Muitos bolivianos comemoram que a Bíblia finalmente esteja de volta ao poder na Bolívia com o governo de transição de Jeanine Áñez, que exibiu não apenas um, mas dois exemplares do livro sagrado dos cristãos ao assumir a Presidência, em 13 de novembro.
No entanto, neste país de maioria católica, vários indígenas da região de El Alto, cidade vizinha a La Paz, afirmam que este governo não usa a Bíblia, mas "um pedaço de papelão" ou inclusive "as palavras do próprio diabo". "Deus permitiu que a Bíblia voltasse ao Palácio", comemorou Áñez, até então senadora da direita, ao entrar na sede do Executivo em La Paz.
Uma guinada de 180 graus com relação aos quase 14 anos de governo de Evo Morales, indígena aimara que em 2009 decretou o estado laico neste país andino, onde durante sua gestão foram celebradas cerimônias ancestrais no palácio do governo.
"Realmente estamos muito contentes porque nosso mandatário anterior deu mais cobertura às outras religiões e nós sabíamos que a Bolívia era católica. Tudo o que ocorreu não foi em vão", disse Mabel, dona-de-casa de 66 anos, ao sair da missa da Catedral Castrense em um bairro abastado da zona sul de La Paz.
Morales promoveu em seus atos públicos a cosmovisão (rituais andinos) com divindades como a "Pachamama" (mãe terra), em um país onde 60% da população é indígena. Ao sair da catedral de arquitetura moderna, uma mulher que não quis dizer seu nome, explica: "dá muita vergonha ter sido governados por um governo ateu, corrupto e tudo o que engloba esse tipo de gente".
A poucos metros dali, uma centena de fiéis se reúnem em uma pequena de um bairro de casarões protegidos por gigantescas fachadas. "Parece um milagre, Deus voltou, voltou a paz (...) Em um estado laico não há regras", destaca Jimena Maldonado, de 59 anos.
Nada lhes fazia supor apenas um mês atrás que um governo de transição de direita, cujo principal fim é a convocação de eleições e a pacificação do país, devolvesse à religião católica o papel de protagonista que teve neste país desde sua fundação no século XIX. Uma pesquisa do jornal Página Siete mostrou em setembro que 74,9% dos bolivianos eram católicos e 17,9%, evangélicos.

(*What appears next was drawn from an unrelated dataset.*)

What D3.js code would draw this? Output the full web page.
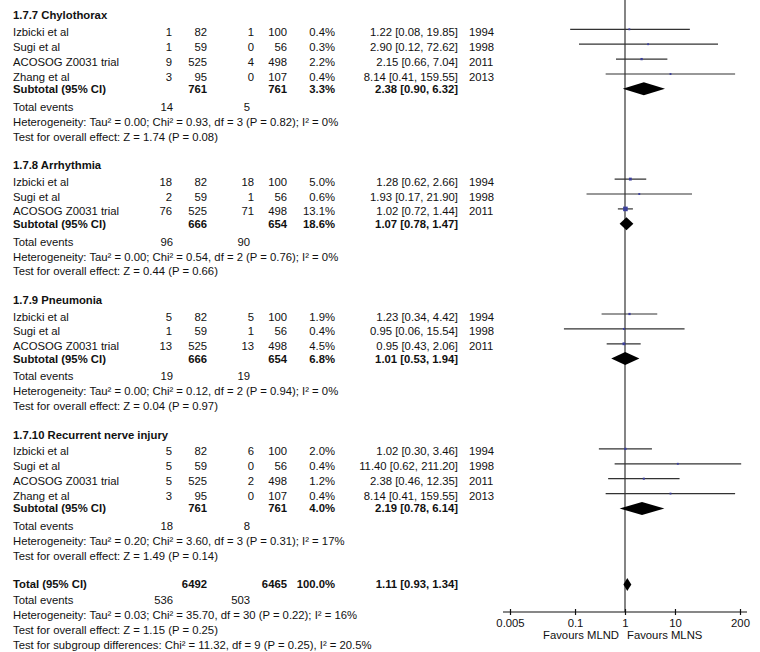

Oitocentos metros acima da zona sul, em El Alto (a mais de 4000 m de altitude), que tem a maior comunidade indígena do país, muitos expressam sua raiva e tristeza. "Nós estamos mal", diz Nelly Salinas, de 37 anos, ao lamentar a partida de "El Evo", como é carinhosamente chamado. "Não há mais polícia aqui, isto é terra de ninguém", lamenta. "Ele cometeu erros, mas cuidava de nós", queixa-se.
Foi há apenas pouco mais de um mês que Evo encerrou seu último ato de campanha ali. Com cerca de um milhão de habitantes, El Alto é a região onde mais se defendeu o ex-presidente durante todos estes anos junto à selva de Chapare, berço de Morales como líder sindical. "Aindo choro por Evo, tudo foi rápido", acrescenta Salinas, que se declara católica, mas muito contra a Bíblia deste governo.

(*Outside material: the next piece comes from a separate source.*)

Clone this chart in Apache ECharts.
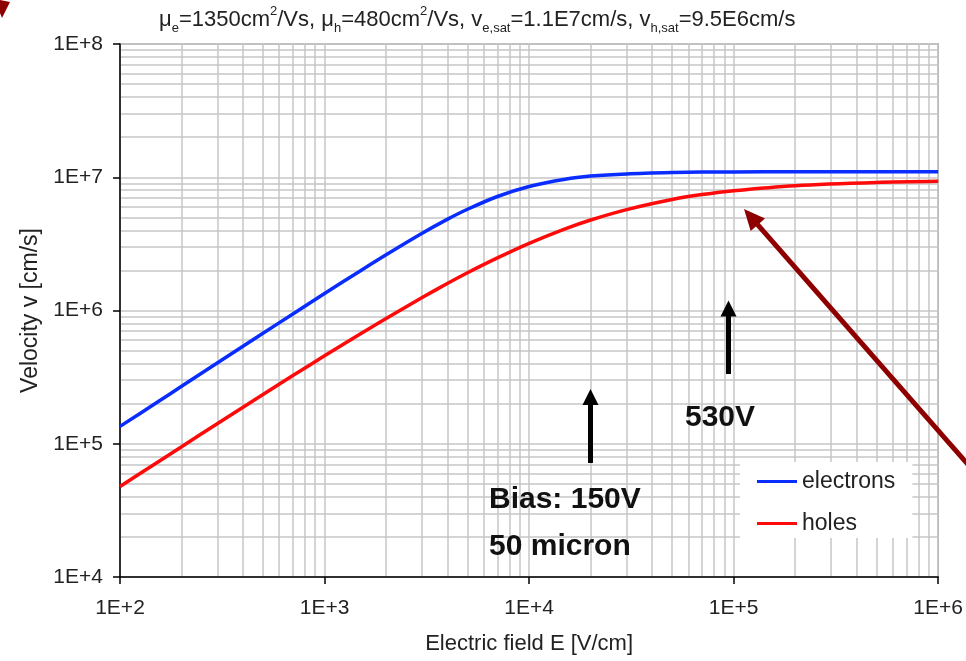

Áñez anunciou a convocação de eleições sem a participação de Morales poucos dias depois de canceladas as eleições de 20 de outubro, sob uma onda de denúncias de fraude nos resultados que davam vitória ao então presidente.

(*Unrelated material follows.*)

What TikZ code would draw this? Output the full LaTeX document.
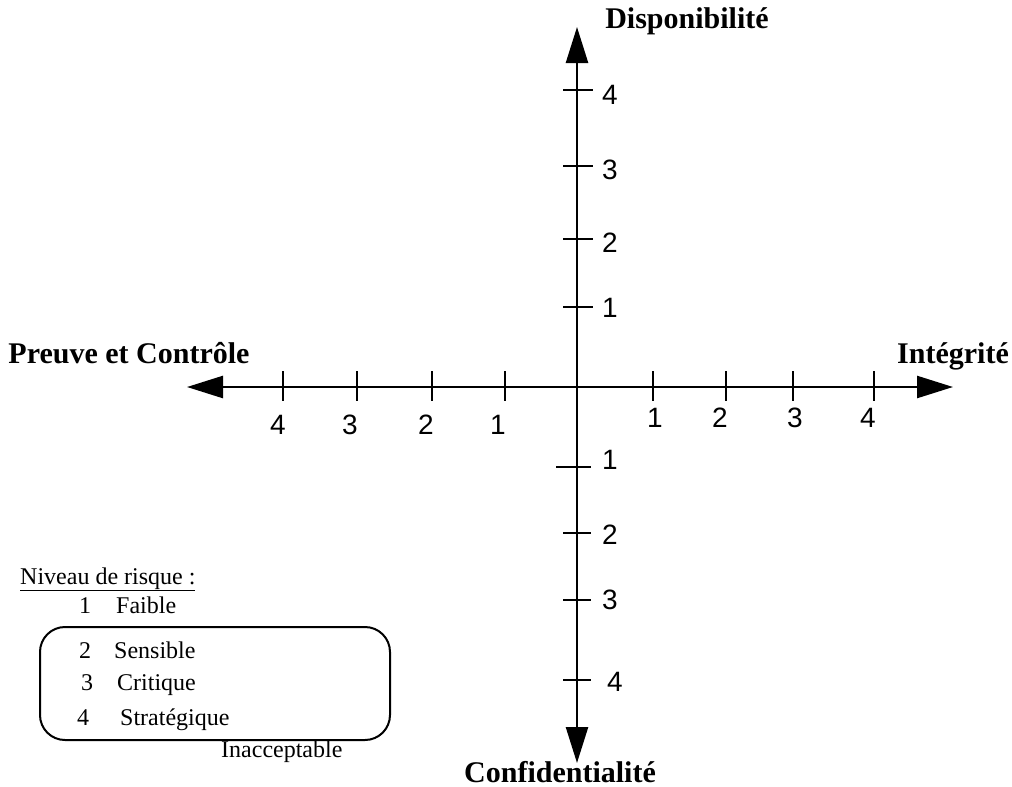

Depois de perder apoio da polícia e as forças armadas, Morales renunciou em 10 de novembro e dois dias depois asilou-se no México, de onde denunciou ter sofrido um "golpe de Estado". Em mais de um mês de protestos, 32 pessoas morreram, tanto simpatizantes quanto críticos. A maioria neste município caótico e pobre se irrita ao falar da Bíblia no Palácio.
"Por que usar a Bíblia, para matar os irmãos?", pergunta Pedro Copa Ventura, um "amauta" (conselheiro espiritual em aimara) de 59 anos, que tem uma banca de rua onde faz a leitura da folha de coca.
"A Bíblia é sagrada e com este governo houve mortes, eu penso que é o anticristo, nas escrituras diz que vai vir e isso está se cumprindo", sentencia.
Para Rumbalario, um "yatiri" (bruxo), "isso não é a Bíblia, é um pedaço de papelão". Ele vê a Bolívia governada por gente "de má intenção, que divide ainda mais os bolivianos".